*DATASET EXTRACT:*
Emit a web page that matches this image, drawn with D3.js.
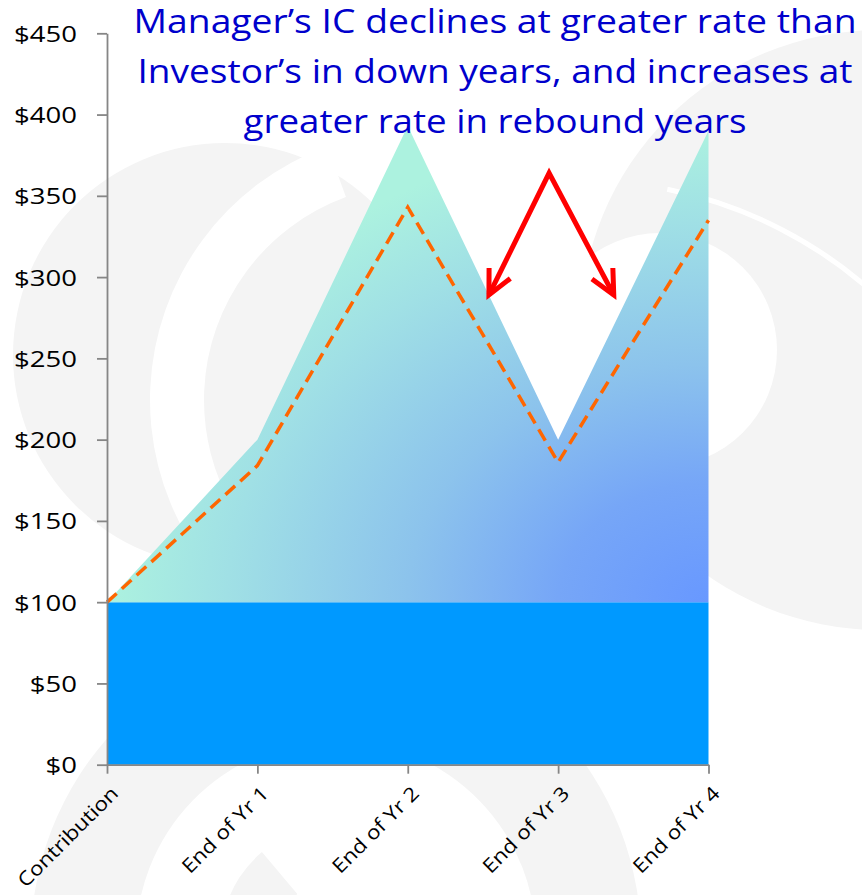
<!DOCTYPE html>
<html>
<head>
<meta charset="utf-8">
<script src="https://cdn.jsdelivr.net/npm/d3@7"></script>
<style>
body{margin:0;background:#fff}
svg{display:block}
</style>
</head>
<body>
<svg id="chart" width="862" height="895"></svg>
<script>
// chart data
const categories=["Contribution","End of Yr 1","End of Yr 2","End of Yr 3","End of Yr 4"];
const contribution=[100,100,100,100,100];
const managerIC=[100,200,393,200,390];
const investorIC=[100,184,343,186,335];
const yTicks=[0,50,100,150,200,250,300,350,400,450];
const titleLines=["Manager’s IC declines at greater rate than","Investor’s in down years, and increases at","greater rate in rebound years"];
// red arrows, in data units (category index, dollars)
const arrows=[{x0:2.94,y0:364,x1:2.54,y1:289},{x0:2.94,y0:364,x1:3.37,y1:289}];

const svg=d3.select("#chart");
const x=d3.scalePoint().domain(categories).range([107,708.5]);
const xi=d3.scaleLinear().domain([0,categories.length-1]).range([107,708.5]);
const y=d3.scaleLinear().domain([0,450]).range([764.7,33.3]);

// faint watermark logo behind the chart
const WM="#f4f4f4";
const bg=svg.append("g");
function ring(cx,cy,r0,r1,a0,a1,fill){
  bg.append("path")
    .attr("transform","translate("+cx+","+cy+")")
    .attr("d",d3.arc()({innerRadius:r0,outerRadius:r1,startAngle:a0,endAngle:a1}))
    .attr("fill",fill);
}
// left disc with white crescent cut
ring(225,355,0,212,0,2*Math.PI,WM);
ring(420,400,216,270,-2.7,-0.35,"#fff");
// right disc with white hollow and thin white seam
ring(880,330,0,300,0,2*Math.PI,WM);
ring(660,350,0,117,0,2*Math.PI,"#fff");
ring(580,620,437,442,0.2,0.75,"#fff");
// bands below the axis
ring(336,940,200,305,-1.6,1.6,WM);
ring(336,940,60,115,-1.9,-0.7,WM);

// gradient for the manager area
const defs=svg.append("defs");
const grad=defs.append("radialGradient").attr("id","mgr")
  .attr("cx",1).attr("cy",1).attr("r",1).attr("fx",1).attr("fy",1);
[[0,"#6898ff"],[0.25,"#76a6f7"],[0.5,"#8cc3ec"],[0.8,"#a0e0e5"],[1,"#acf2df"]]
  .forEach(s=>grad.append("stop").attr("offset",s[0]).attr("stop-color",s[1]));

// base (contribution) block
svg.append("path")
  .datum(contribution)
  .attr("fill","#0099ff")
  .attr("d",d3.area().x((d,i)=>x(categories[i])).y0(y(0)).y1(d=>y(d)));

// manager IC above contribution
svg.append("path")
  .datum(managerIC)
  .attr("fill","url(#mgr)")
  .attr("d",d3.area().x((d,i)=>x(categories[i])).y0((d,i)=>y(contribution[i])).y1(d=>y(d)));

// investor IC dashed line
svg.append("path")
  .datum(investorIC)
  .attr("fill","none")
  .attr("stroke","#ff6600")
  .attr("stroke-width",3.5)
  .attr("stroke-dasharray","13,7")
  .attr("d",d3.line().x((d,i)=>x(categories[i])).y(d=>y(d)));

function stretch(sel,k){
  sel.each(function(){
    const w=this.getComputedTextLength();
    d3.select(this).attr("textLength",w*k).attr("lengthAdjust","spacingAndGlyphs");
  });
}
const font="'Open Sans', sans-serif";

// y axis
const gy=svg.append("g").attr("transform","translate(107,0)")
  .call(d3.axisLeft(y).tickValues(yTicks).tickSize(10).tickSizeOuter(0).tickPadding(20).tickFormat(d=>"$"+d));
// x axis
const gx=svg.append("g").attr("transform","translate(0,"+y(0)+")")
  .call(d3.axisBottom(x).tickSize(9).tickSizeOuter(0));
[gx,gy].forEach(g=>{
  g.select(".domain").attr("stroke","#868686").attr("stroke-width",1.8);
  g.selectAll(".tick line").attr("stroke","#868686").attr("stroke-width",1.8);
  g.selectAll("text").attr("fill","#000").style("font-family",font);
});
gy.selectAll("text").style("font-size","22px").attr("dy","0.36em");
stretch(gy.selectAll("text"),1.25);
gx.selectAll("text")
  .style("font-size","19.5px")
  .attr("text-anchor","end")
  .attr("x",0).attr("y",0).attr("dy",0)
  .attr("transform","translate(12,30) rotate(-45)");
stretch(gx.selectAll("text"),1.15);

// red arrows
const arrowG=svg.append("g").attr("stroke","#ff0000").attr("stroke-width",5)
  .attr("fill","none").attr("stroke-linejoin","miter");
arrowG.append("path").attr("d",d3.line()([
  [xi(arrows[0].x1),y(arrows[0].y1)],[xi(arrows[0].x0),y(arrows[0].y0)],[xi(arrows[1].x1),y(arrows[1].y1)]
]));
arrows.forEach(function(a){
  const tx=xi(a.x1),ty=y(a.y1),fx=xi(a.x0),fy=y(a.y0);
  const ang=Math.atan2(fy-ty,fx-tx),L=27,sp=26*Math.PI/180;
  arrowG.append("path").attr("d",d3.line()([
    [tx+L*Math.cos(ang-sp),ty+L*Math.sin(ang-sp)],[tx,ty],[tx+L*Math.cos(ang+sp),ty+L*Math.sin(ang+sp)]
  ]));
});

// title
const titleY=[33,83,133],titleW=[723,715,503];
svg.append("g").selectAll("text").data(titleLines).enter().append("text")
  .attr("x",495).attr("y",(d,i)=>titleY[i])
  .attr("text-anchor","middle")
  .attr("fill","#0000cc")
  .style("font-family",font).style("font-size","32px")
  .attr("textLength",(d,i)=>titleW[i]).attr("lengthAdjust","spacingAndGlyphs")
  .text(d=>d);
</script>
</body>
</html>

*PROBLEM:* Give back the whole listing as it stands, minus its pictures.

*SOLUTION TO THE EXERCISE:*
Emit a web page that matches this image, drawn with D3.js.
<!DOCTYPE html>
<html>
<head>
<meta charset="utf-8">
<script src="https://cdn.jsdelivr.net/npm/d3@7"></script>
<style>
body{margin:0;background:#fff}
svg{display:block}
</style>
</head>
<body>
<svg id="chart" width="862" height="895"></svg>
<script>
// chart data
const categories=["Contribution","End of Yr 1","End of Yr 2","End of Yr 3","End of Yr 4"];
const contribution=[100,100,100,100,100];
const managerIC=[100,200,393,200,390];
const investorIC=[100,184,343,186,335];
const yTicks=[0,50,100,150,200,250,300,350,400,450];
const titleLines=["Manager’s IC declines at greater rate than","Investor’s in down years, and increases at","greater rate in rebound years"];
// red arrows, in data units (category index, dollars)
const arrows=[{x0:2.94,y0:364,x1:2.54,y1:289},{x0:2.94,y0:364,x1:3.37,y1:289}];

const svg=d3.select("#chart");
const x=d3.scalePoint().domain(categories).range([107,708.5]);
const xi=d3.scaleLinear().domain([0,categories.length-1]).range([107,708.5]);
const y=d3.scaleLinear().domain([0,450]).range([764.7,33.3]);

// faint watermark logo behind the chart
const WM="#f4f4f4";
const bg=svg.append("g");
function ring(cx,cy,r0,r1,a0,a1,fill){
  bg.append("path")
    .attr("transform","translate("+cx+","+cy+")")
    .attr("d",d3.arc()({innerRadius:r0,outerRadius:r1,startAngle:a0,endAngle:a1}))
    .attr("fill",fill);
}
// left disc with white crescent cut
ring(225,355,0,212,0,2*Math.PI,WM);
ring(420,400,216,270,-2.7,-0.35,"#fff");
// right disc with white hollow and thin white seam
ring(880,330,0,300,0,2*Math.PI,WM);
ring(660,350,0,117,0,2*Math.PI,"#fff");
ring(580,620,437,442,0.2,0.75,"#fff");
// bands below the axis
ring(336,940,200,305,-1.6,1.6,WM);
ring(336,940,60,115,-1.9,-0.7,WM);

// gradient for the manager area
const defs=svg.append("defs");
const grad=defs.append("radialGradient").attr("id","mgr")
  .attr("cx",1).attr("cy",1).attr("r",1).attr("fx",1).attr("fy",1);
[[0,"#6898ff"],[0.25,"#76a6f7"],[0.5,"#8cc3ec"],[0.8,"#a0e0e5"],[1,"#acf2df"]]
  .forEach(s=>grad.append("stop").attr("offset",s[0]).attr("stop-color",s[1]));

// base (contribution) block
svg.append("path")
  .datum(contribution)
  .attr("fill","#0099ff")
  .attr("d",d3.area().x((d,i)=>x(categories[i])).y0(y(0)).y1(d=>y(d)));

// manager IC above contribution
svg.append("path")
  .datum(managerIC)
  .attr("fill","url(#mgr)")
  .attr("d",d3.area().x((d,i)=>x(categories[i])).y0((d,i)=>y(contribution[i])).y1(d=>y(d)));

// investor IC dashed line
svg.append("path")
  .datum(investorIC)
  .attr("fill","none")
  .attr("stroke","#ff6600")
  .attr("stroke-width",3.5)
  .attr("stroke-dasharray","13,7")
  .attr("d",d3.line().x((d,i)=>x(categories[i])).y(d=>y(d)));

function stretch(sel,k){
  sel.each(function(){
    const w=this.getComputedTextLength();
    d3.select(this).attr("textLength",w*k).attr("lengthAdjust","spacingAndGlyphs");
  });
}
const font="'Open Sans', sans-serif";

// y axis
const gy=svg.append("g").attr("transform","translate(107,0)")
  .call(d3.axisLeft(y).tickValues(yTicks).tickSize(10).tickSizeOuter(0).tickPadding(20).tickFormat(d=>"$"+d));
// x axis
const gx=svg.append("g").attr("transform","translate(0,"+y(0)+")")
  .call(d3.axisBottom(x).tickSize(9).tickSizeOuter(0));
[gx,gy].forEach(g=>{
  g.select(".domain").attr("stroke","#868686").attr("stroke-width",1.8);
  g.selectAll(".tick line").attr("stroke","#868686").attr("stroke-width",1.8);
  g.selectAll("text").attr("fill","#000").style("font-family",font);
});
gy.selectAll("text").style("font-size","22px").attr("dy","0.36em");
stretch(gy.selectAll("text"),1.25);
gx.selectAll("text")
  .style("font-size","19.5px")
  .attr("text-anchor","end")
  .attr("x",0).attr("y",0).attr("dy",0)
  .attr("transform","translate(12,30) rotate(-45)");
stretch(gx.selectAll("text"),1.15);

// red arrows
const arrowG=svg.append("g").attr("stroke","#ff0000").attr("stroke-width",5)
  .attr("fill","none").attr("stroke-linejoin","miter");
arrowG.append("path").attr("d",d3.line()([
  [xi(arrows[0].x1),y(arrows[0].y1)],[xi(arrows[0].x0),y(arrows[0].y0)],[xi(arrows[1].x1),y(arrows[1].y1)]
]));
arrows.forEach(function(a){
  const tx=xi(a.x1),ty=y(a.y1),fx=xi(a.x0),fy=y(a.y0);
  const ang=Math.atan2(fy-ty,fx-tx),L=27,sp=26*Math.PI/180;
  arrowG.append("path").attr("d",d3.line()([
    [tx+L*Math.cos(ang-sp),ty+L*Math.sin(ang-sp)],[tx,ty],[tx+L*Math.cos(ang+sp),ty+L*Math.sin(ang+sp)]
  ]));
});

// title
const titleY=[33,83,133],titleW=[723,715,503];
svg.append("g").selectAll("text").data(titleLines).enter().append("text")
  .attr("x",495).attr("y",(d,i)=>titleY[i])
  .attr("text-anchor","middle")
  .attr("fill","#0000cc")
  .style("font-family",font).style("font-size","32px")
  .attr("textLength",(d,i)=>titleW[i]).attr("lengthAdjust","spacingAndGlyphs")
  .text(d=>d);
</script>
</body>
</html>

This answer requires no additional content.